Goal: Don't include pictures. Quote the lines below from the first through the line that contains "min_border_right=0, min_border_top=0, min_border_bottom=0)".

-------- Source data

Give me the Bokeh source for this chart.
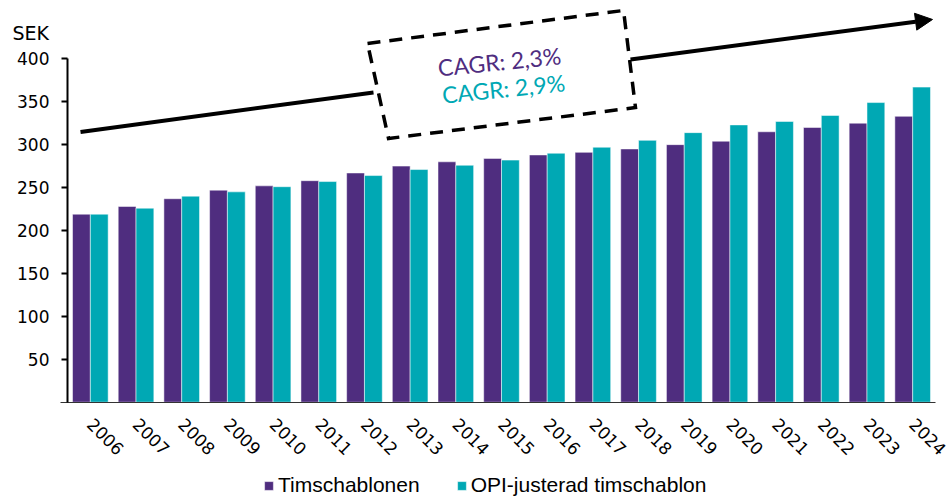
import math
from bokeh.plotting import figure
from bokeh.models import (Range1d, FixedTicker, Label, Arrow, NormalHead,
                          Legend, LegendItem, ColumnDataSource)
from bokeh.transform import dodge
from bokeh.embed import file_html
from bokeh.resources import INLINE

# ---- data ----
years = [str(y) for y in range(2006, 2025)]
timschablonen = [219, 228, 237, 247, 252, 258, 267, 275, 280, 284, 288, 291, 295, 300, 304, 315, 320, 325, 333]
opi_justerad = [219, 226, 240, 245, 251, 257, 264, 271, 276, 282, 290, 297, 305, 314, 323, 327, 334, 349, 367]
series_names = ["Timschablonen", "OPI-justerad timschablon"]
y_ticks = [50, 100, 150, 200, 250, 300, 350, 400]
y_label = "SEK"
cagr_texts = ["CAGR: 2,3%", "CAGR: 2,9%"]

# ---- style ----
PURPLE = "#4F2D7F"
TEAL = "#00A8B4"
colors = [PURPLE, TEAL]

# annotation geometry (x in category-index units, y in SEK)
trend_left = ([-0.215, 6.198], [314.7, 360.8])
trend_right = (11.824, 399.2, 18.434, 445.8)
box_x = [6.067, 11.671, 11.933, 6.527, 6.067]
box_y = [417.8, 456.3, 343.2, 307.2, 417.8]
cagr_pos = [(8.956, 396.9), (9.044, 365.4)]
sek_pos = (-1.704, 429.5)

idx = list(range(len(years)))
src = ColumnDataSource(dict(idx=idx, a=timschablonen, b=opi_justerad))

p = figure(x_range=Range1d(-1.9666, 18.828), y_range=Range1d(-112.17, 467.9),
           width=950, height=498, output_backend="svg", toolbar_location=None,
           min_border_left=0, min_border_right=0, min_border_top=0, min_border_bottom=0)

r1 = p.vbar(x=dodge("idx", -0.195), top="a", width=0.39, source=src,
            fill_color=colors[0], line_color="white", line_alpha=0.5, line_width=1)
r2 = p.vbar(x=dodge("idx", 0.195), top="b", width=0.39, source=src,
            fill_color=colors[1], line_color="white", line_alpha=0.5, line_width=1)

# trend line + arrow
p.line(x=trend_left[0], y=trend_left[1], line_width=4, line_color="black")
p.add_layout(Arrow(x_start=trend_right[0], y_start=trend_right[1],
                   x_end=trend_right[2], y_end=trend_right[3],
                   line_width=4, line_color="black",
                   end=NormalHead(size=17, fill_color="black", line_color="black", line_width=1)))
# dashed box
p.line(x=box_x, y=box_y, line_width=3.5, line_color="black", line_dash="13 9", line_join="miter")

for (cx, cy), txt, col in zip(cagr_pos, cagr_texts, colors):
    p.add_layout(Label(x=cx, y=cy, text=txt, angle=0.1, text_align="center",
                       text_baseline="middle", text_font="Lato", text_font_size="23px",
                       text_color=col))

p.add_layout(Label(x=sek_pos[0], y=sek_pos[1], text=y_label, text_align="left",
                   text_baseline="alphabetic", text_font="DejaVu Sans",
                   text_font_size="19px", text_color="black"))

# axes
p.xgrid.visible = False
p.ygrid.visible = False
p.outline_line_color = None

ya = p.yaxis[0]
ya.fixed_location = -0.5
ya.ticker = FixedTicker(ticks=y_ticks)
ya.bounds = (0, 400)
ya.axis_line_width = 2
ya.axis_line_color = "black"
ya.major_tick_line_width = 2
ya.major_tick_line_color = "black"
ya.major_tick_out = 6
ya.major_tick_in = 0
ya.minor_tick_line_color = None
ya.major_label_text_font = "DejaVu Sans"
ya.major_label_text_font_size = "17px"
ya.major_label_text_color = "black"
ya.major_label_standoff = 12

xa = p.xaxis[0]
xa.fixed_location = 0
xa.ticker = FixedTicker(ticks=idx)
xa.major_label_overrides = {i: y for i, y in zip(idx, years)}
xa.bounds = (-0.653, 18.5)
xa.axis_line_color = "#333333"
xa.axis_line_width = 1
xa.major_tick_line_color = None
xa.minor_tick_line_color = None
xa.major_label_orientation = -math.pi / 4
xa.major_label_text_font = "DejaVu Sans"
xa.major_label_text_font_size = "17px"
xa.major_label_text_color = "black"
xa.major_label_standoff = 13

legend = Legend(items=[LegendItem(label=series_names[0], renderers=[r1]),
                       LegendItem(label=series_names[1], renderers=[r2])],
                location=(263, 1), orientation="horizontal", padding=0, margin=0,
                spacing=36, glyph_width=11, glyph_height=11, label_standoff=4,
                label_text_font="Liberation Sans", label_text_font_size="21px",
                label_text_color="black", border_line_color=None, background_fill_alpha=0)
p.add_layout(legend)

open("out.html", "w").write(file_html(p, INLINE))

----------------

Written solution:
Give me the Bokeh source for this chart.
import math
from bokeh.plotting import figure
from bokeh.models import (Range1d, FixedTicker, Label, Arrow, NormalHead,
                          Legend, LegendItem, ColumnDataSource)
from bokeh.transform import dodge
from bokeh.embed import file_html
from bokeh.resources import INLINE

# ---- data ----
years = [str(y) for y in range(2006, 2025)]
timschablonen = [219, 228, 237, 247, 252, 258, 267, 275, 280, 284, 288, 291, 295, 300, 304, 315, 320, 325, 333]
opi_justerad = [219, 226, 240, 245, 251, 257, 264, 271, 276, 282, 290, 297, 305, 314, 323, 327, 334, 349, 367]
series_names = ["Timschablonen", "OPI-justerad timschablon"]
y_ticks = [50, 100, 150, 200, 250, 300, 350, 400]
y_label = "SEK"
cagr_texts = ["CAGR: 2,3%", "CAGR: 2,9%"]

# ---- style ----
PURPLE = "#4F2D7F"
TEAL = "#00A8B4"
colors = [PURPLE, TEAL]

# annotation geometry (x in category-index units, y in SEK)
trend_left = ([-0.215, 6.198], [314.7, 360.8])
trend_right = (11.824, 399.2, 18.434, 445.8)
box_x = [6.067, 11.671, 11.933, 6.527, 6.067]
box_y = [417.8, 456.3, 343.2, 307.2, 417.8]
cagr_pos = [(8.956, 396.9), (9.044, 365.4)]
sek_pos = (-1.704, 429.5)

idx = list(range(len(years)))
src = ColumnDataSource(dict(idx=idx, a=timschablonen, b=opi_justerad))

p = figure(x_range=Range1d(-1.9666, 18.828), y_range=Range1d(-112.17, 467.9),
           width=950, height=498, output_backend="svg", toolbar_location=None,
           min_border_left=0, min_border_right=0, min_border_top=0, min_border_bottom=0)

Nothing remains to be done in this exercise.